Apple's Reno Data Center Project = $103 mil bldg + $1 bil of equipment over 10 yrs

A few of us are having some laughs as the media says the Apple Reno data center is a billion dollar data center.

Here is one example from GigaOm.

Apple looking to build $1B Nevada data center by year’s end

Apple’s North Carolina data center

Apple’s taking a billion dollars and heading to Reno, but it’s going to avoid the slots: it plans to invest the money in a data center and a separate shipping and receiving office.

I've been waiting for the public disclosure to get the numbers closer to what would not get us laughing.  Las Vegas Sun has what makes sense.

Construction of the data center just east of Sparks is expected to generate a one-time $103 million economic impact, and Apple has said it will invest $1 billion in equipment for the storage center.

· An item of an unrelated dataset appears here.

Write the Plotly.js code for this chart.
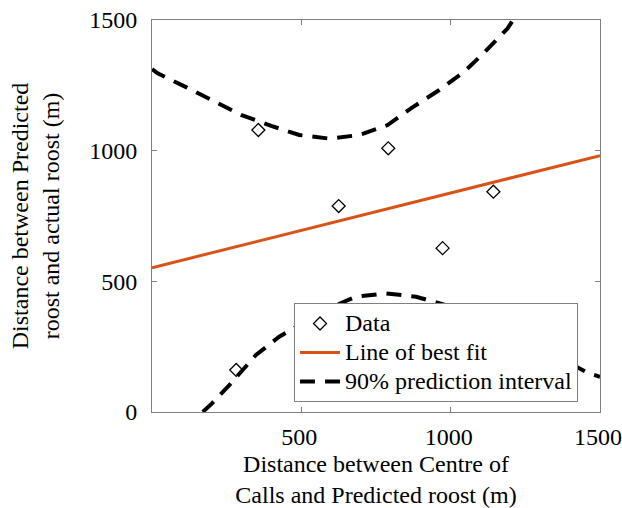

The Las Vegas Sun provides details on the tax incentives passed.

Here’s how it will work: The state can waive all but 2 percent of the sales tax rate for the server equipment Apple purchases for the data center. But by opening a second location in a special tourism improvement district in downtown Reno — an office meant simply to receive shipment of those servers — Apple is eligible to be reimbursed 75 percent of the 2 percent sales tax it still owes.

That piece of the deal is up for City Council approval today.

After all of its abatements and reimbursements, Apple would pay only 0.5 percent sales tax — instead of 7.5 percent — on the $1 billion in server equipment it’s expected to buy over the next 10 years.

Personal income from the local construction is estimated to be $15 million.

An economic impact analysis — named “Project Jonathan” after the medium-sized sweet apple to hide the company’s identity — estimates it will generate 329 direct and indirect jobs for the community with a total personal income of $15 million.

When you see all these facts, you can see why a $1B data center is a hype to get people to think it is a big deal.

This is a $100 million data center with 0.5% tax rate on $1B of IT equipment purchased over 10 years.  Would you be excited by the $5 mil in sales tax collected over 10 years from Apple's presence?  Apple got a great deal.